> [OBJECTIVE]: Retype all of the listing exactly, passing over any picture you find.

> [DATASET EXTRACT]:
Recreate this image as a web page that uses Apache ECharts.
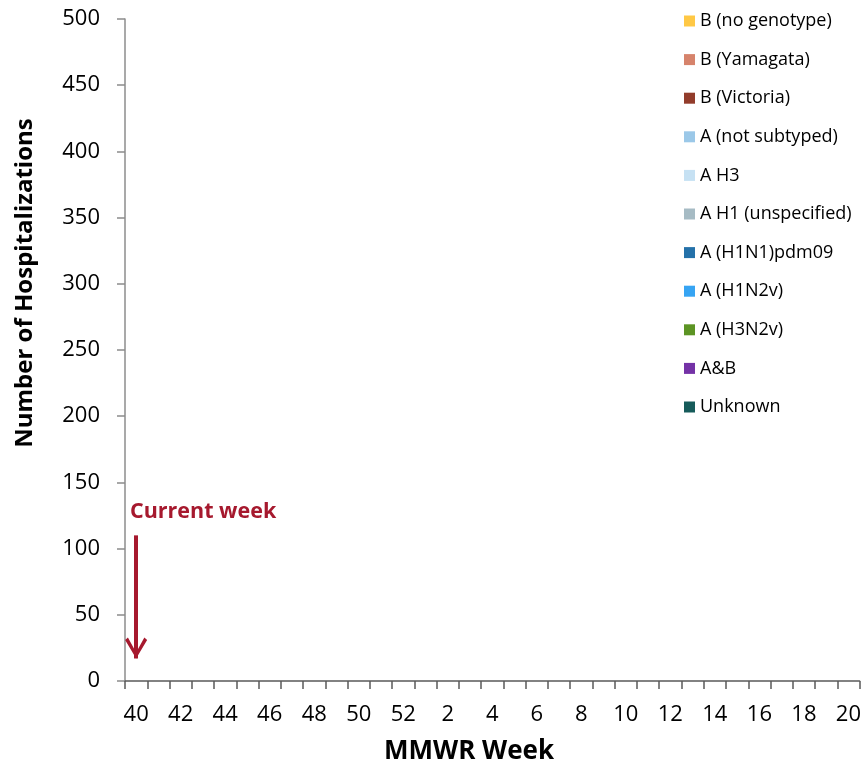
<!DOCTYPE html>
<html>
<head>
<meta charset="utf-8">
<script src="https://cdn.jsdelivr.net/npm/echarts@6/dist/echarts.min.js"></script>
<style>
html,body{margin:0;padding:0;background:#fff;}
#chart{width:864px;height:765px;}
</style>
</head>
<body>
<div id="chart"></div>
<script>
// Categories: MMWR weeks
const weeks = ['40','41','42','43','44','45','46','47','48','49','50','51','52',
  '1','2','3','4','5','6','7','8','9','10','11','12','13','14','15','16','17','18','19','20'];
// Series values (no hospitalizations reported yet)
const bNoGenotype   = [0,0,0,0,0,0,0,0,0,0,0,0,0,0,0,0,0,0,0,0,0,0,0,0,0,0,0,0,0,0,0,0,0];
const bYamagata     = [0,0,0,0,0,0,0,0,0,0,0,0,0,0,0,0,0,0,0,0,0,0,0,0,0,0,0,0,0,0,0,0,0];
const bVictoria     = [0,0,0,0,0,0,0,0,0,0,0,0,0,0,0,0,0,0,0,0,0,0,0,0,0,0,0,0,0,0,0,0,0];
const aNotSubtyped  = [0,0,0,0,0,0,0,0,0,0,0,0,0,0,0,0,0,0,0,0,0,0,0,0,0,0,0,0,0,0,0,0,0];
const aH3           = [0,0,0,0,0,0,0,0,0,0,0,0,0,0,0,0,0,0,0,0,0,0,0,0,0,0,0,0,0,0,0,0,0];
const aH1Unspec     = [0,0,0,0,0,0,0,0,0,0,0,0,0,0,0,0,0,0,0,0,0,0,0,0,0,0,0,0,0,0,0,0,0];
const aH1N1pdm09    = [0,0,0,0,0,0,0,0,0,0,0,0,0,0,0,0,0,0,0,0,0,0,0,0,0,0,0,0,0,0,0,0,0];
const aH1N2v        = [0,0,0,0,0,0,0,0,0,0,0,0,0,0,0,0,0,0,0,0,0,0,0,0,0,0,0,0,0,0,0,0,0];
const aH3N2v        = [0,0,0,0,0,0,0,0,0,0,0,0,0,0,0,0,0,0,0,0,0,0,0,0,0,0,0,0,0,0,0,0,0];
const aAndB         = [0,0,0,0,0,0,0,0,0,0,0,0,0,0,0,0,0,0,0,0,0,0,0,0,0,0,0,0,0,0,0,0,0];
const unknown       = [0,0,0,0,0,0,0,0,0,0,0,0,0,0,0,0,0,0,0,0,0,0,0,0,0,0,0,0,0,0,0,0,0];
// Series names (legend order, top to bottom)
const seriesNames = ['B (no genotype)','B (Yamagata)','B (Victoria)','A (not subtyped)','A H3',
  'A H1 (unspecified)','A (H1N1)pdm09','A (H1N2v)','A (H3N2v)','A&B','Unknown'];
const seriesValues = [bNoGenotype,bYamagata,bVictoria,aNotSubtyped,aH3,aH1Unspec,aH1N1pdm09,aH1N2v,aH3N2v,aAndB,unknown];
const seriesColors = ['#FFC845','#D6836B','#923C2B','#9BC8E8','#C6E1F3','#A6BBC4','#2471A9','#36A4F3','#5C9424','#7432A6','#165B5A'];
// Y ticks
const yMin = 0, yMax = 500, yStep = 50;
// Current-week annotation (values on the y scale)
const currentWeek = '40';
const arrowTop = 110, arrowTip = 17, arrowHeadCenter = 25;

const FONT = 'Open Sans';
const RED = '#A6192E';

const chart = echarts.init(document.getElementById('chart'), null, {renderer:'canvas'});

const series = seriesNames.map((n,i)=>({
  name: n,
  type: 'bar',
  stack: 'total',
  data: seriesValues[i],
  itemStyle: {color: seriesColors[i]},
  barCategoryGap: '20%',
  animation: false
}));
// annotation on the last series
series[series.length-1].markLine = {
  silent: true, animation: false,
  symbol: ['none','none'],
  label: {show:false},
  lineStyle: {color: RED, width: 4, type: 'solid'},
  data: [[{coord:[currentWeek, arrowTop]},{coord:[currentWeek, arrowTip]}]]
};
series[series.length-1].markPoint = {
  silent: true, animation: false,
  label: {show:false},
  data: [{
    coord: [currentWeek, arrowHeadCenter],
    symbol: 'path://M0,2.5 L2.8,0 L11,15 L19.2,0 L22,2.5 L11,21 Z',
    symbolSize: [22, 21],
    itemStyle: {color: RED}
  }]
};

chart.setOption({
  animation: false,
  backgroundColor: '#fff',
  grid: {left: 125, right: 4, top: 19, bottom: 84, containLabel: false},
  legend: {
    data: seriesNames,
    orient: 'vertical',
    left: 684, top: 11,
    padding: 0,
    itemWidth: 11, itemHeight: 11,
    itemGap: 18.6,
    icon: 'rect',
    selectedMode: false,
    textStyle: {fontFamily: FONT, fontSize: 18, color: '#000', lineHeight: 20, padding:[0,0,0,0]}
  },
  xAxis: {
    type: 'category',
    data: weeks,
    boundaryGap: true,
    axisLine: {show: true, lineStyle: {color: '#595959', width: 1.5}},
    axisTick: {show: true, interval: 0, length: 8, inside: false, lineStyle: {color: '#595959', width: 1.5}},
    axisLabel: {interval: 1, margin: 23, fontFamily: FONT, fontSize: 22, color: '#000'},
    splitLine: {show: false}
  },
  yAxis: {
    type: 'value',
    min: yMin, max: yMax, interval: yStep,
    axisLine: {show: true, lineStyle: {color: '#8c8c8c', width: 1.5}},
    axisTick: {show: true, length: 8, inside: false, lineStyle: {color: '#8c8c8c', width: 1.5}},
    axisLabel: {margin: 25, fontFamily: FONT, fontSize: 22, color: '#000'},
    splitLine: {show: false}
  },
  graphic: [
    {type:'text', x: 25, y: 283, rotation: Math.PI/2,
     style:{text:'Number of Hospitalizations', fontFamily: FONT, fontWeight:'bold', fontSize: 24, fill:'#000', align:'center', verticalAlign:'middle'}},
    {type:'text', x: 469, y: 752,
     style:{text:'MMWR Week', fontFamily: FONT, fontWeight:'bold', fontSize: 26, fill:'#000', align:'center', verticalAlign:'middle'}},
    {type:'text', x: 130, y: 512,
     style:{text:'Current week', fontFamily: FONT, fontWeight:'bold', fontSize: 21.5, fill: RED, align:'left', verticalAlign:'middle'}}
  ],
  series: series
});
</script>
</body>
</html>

> [EXERCISE OUTPUT]:
Recreate this image as a web page that uses Apache ECharts.
<!DOCTYPE html>
<html>
<head>
<meta charset="utf-8">
<script src="https://cdn.jsdelivr.net/npm/echarts@6/dist/echarts.min.js"></script>
<style>
html,body{margin:0;padding:0;background:#fff;}
#chart{width:864px;height:765px;}
</style>
</head>
<body>
<div id="chart"></div>
<script>
// Categories: MMWR weeks
const weeks = ['40','41','42','43','44','45','46','47','48','49','50','51','52',
  '1','2','3','4','5','6','7','8','9','10','11','12','13','14','15','16','17','18','19','20'];
// Series values (no hospitalizations reported yet)
const bNoGenotype   = [0,0,0,0,0,0,0,0,0,0,0,0,0,0,0,0,0,0,0,0,0,0,0,0,0,0,0,0,0,0,0,0,0];
const bYamagata     = [0,0,0,0,0,0,0,0,0,0,0,0,0,0,0,0,0,0,0,0,0,0,0,0,0,0,0,0,0,0,0,0,0];
const bVictoria     = [0,0,0,0,0,0,0,0,0,0,0,0,0,0,0,0,0,0,0,0,0,0,0,0,0,0,0,0,0,0,0,0,0];
const aNotSubtyped  = [0,0,0,0,0,0,0,0,0,0,0,0,0,0,0,0,0,0,0,0,0,0,0,0,0,0,0,0,0,0,0,0,0];
const aH3           = [0,0,0,0,0,0,0,0,0,0,0,0,0,0,0,0,0,0,0,0,0,0,0,0,0,0,0,0,0,0,0,0,0];
const aH1Unspec     = [0,0,0,0,0,0,0,0,0,0,0,0,0,0,0,0,0,0,0,0,0,0,0,0,0,0,0,0,0,0,0,0,0];
const aH1N1pdm09    = [0,0,0,0,0,0,0,0,0,0,0,0,0,0,0,0,0,0,0,0,0,0,0,0,0,0,0,0,0,0,0,0,0];
const aH1N2v        = [0,0,0,0,0,0,0,0,0,0,0,0,0,0,0,0,0,0,0,0,0,0,0,0,0,0,0,0,0,0,0,0,0];
const aH3N2v        = [0,0,0,0,0,0,0,0,0,0,0,0,0,0,0,0,0,0,0,0,0,0,0,0,0,0,0,0,0,0,0,0,0];
const aAndB         = [0,0,0,0,0,0,0,0,0,0,0,0,0,0,0,0,0,0,0,0,0,0,0,0,0,0,0,0,0,0,0,0,0];
const unknown       = [0,0,0,0,0,0,0,0,0,0,0,0,0,0,0,0,0,0,0,0,0,0,0,0,0,0,0,0,0,0,0,0,0];
// Series names (legend order, top to bottom)
const seriesNames = ['B (no genotype)','B (Yamagata)','B (Victoria)','A (not subtyped)','A H3',
  'A H1 (unspecified)','A (H1N1)pdm09','A (H1N2v)','A (H3N2v)','A&B','Unknown'];
const seriesValues = [bNoGenotype,bYamagata,bVictoria,aNotSubtyped,aH3,aH1Unspec,aH1N1pdm09,aH1N2v,aH3N2v,aAndB,unknown];
const seriesColors = ['#FFC845','#D6836B','#923C2B','#9BC8E8','#C6E1F3','#A6BBC4','#2471A9','#36A4F3','#5C9424','#7432A6','#165B5A'];
// Y ticks
const yMin = 0, yMax = 500, yStep = 50;
// Current-week annotation (values on the y scale)
const currentWeek = '40';
const arrowTop = 110, arrowTip = 17, arrowHeadCenter = 25;

const FONT = 'Open Sans';
const RED = '#A6192E';

const chart = echarts.init(document.getElementById('chart'), null, {renderer:'canvas'});

const series = seriesNames.map((n,i)=>({
  name: n,
  type: 'bar',
  stack: 'total',
  data: seriesValues[i],
  itemStyle: {color: seriesColors[i]},
  barCategoryGap: '20%',
  animation: false
}));
// annotation on the last series
series[series.length-1].markLine = {
  silent: true, animation: false,
  symbol: ['none','none'],
  label: {show:false},
  lineStyle: {color: RED, width: 4, type: 'solid'},
  data: [[{coord:[currentWeek, arrowTop]},{coord:[currentWeek, arrowTip]}]]
};
series[series.length-1].markPoint = {
  silent: true, animation: false,
  label: {show:false},
  data: [{
    coord: [currentWeek, arrowHeadCenter],
    symbol: 'path://M0,2.5 L2.8,0 L11,15 L19.2,0 L22,2.5 L11,21 Z',
    symbolSize: [22, 21],
    itemStyle: {color: RED}
  }]
};

chart.setOption({
  animation: false,
  backgroundColor: '#fff',
  grid: {left: 125, right: 4, top: 19, bottom: 84, containLabel: false},
  legend: {
    data: seriesNames,
    orient: 'vertical',
    left: 684, top: 11,
    padding: 0,
    itemWidth: 11, itemHeight: 11,
    itemGap: 18.6,
    icon: 'rect',
    selectedMode: false,
    textStyle: {fontFamily: FONT, fontSize: 18, color: '#000', lineHeight: 20, padding:[0,0,0,0]}
  },
  xAxis: {
    type: 'category',
    data: weeks,
    boundaryGap: true,
    axisLine: {show: true, lineStyle: {color: '#595959', width: 1.5}},
    axisTick: {show: true, interval: 0, length: 8, inside: false, lineStyle: {color: '#595959', width: 1.5}},
    axisLabel: {interval: 1, margin: 23, fontFamily: FONT, fontSize: 22, color: '#000'},
    splitLine: {show: false}
  },
  yAxis: {
    type: 'value',
    min: yMin, max: yMax, interval: yStep,
    axisLine: {show: true, lineStyle: {color: '#8c8c8c', width: 1.5}},
    axisTick: {show: true, length: 8, inside: false, lineStyle: {color: '#8c8c8c', width: 1.5}},
    axisLabel: {margin: 25, fontFamily: FONT, fontSize: 22, color: '#000'},
    splitLine: {show: false}
  },
  graphic: [
    {type:'text', x: 25, y: 283, rotation: Math.PI/2,
     style:{text:'Number of Hospitalizations', fontFamily: FONT, fontWeight:'bold', fontSize: 24, fill:'#000', align:'center', verticalAlign:'middle'}},
    {type:'text', x: 469, y: 752,
     style:{text:'MMWR Week', fontFamily: FONT, fontWeight:'bold', fontSize: 26, fill:'#000', align:'center', verticalAlign:'middle'}},
    {type:'text', x: 130, y: 512,
     style:{text:'Current week', fontFamily: FONT, fontWeight:'bold', fontSize: 21.5, fill: RED, align:'left', verticalAlign:'middle'}}
  ],
  series: series
});
</script>
</body>
</html>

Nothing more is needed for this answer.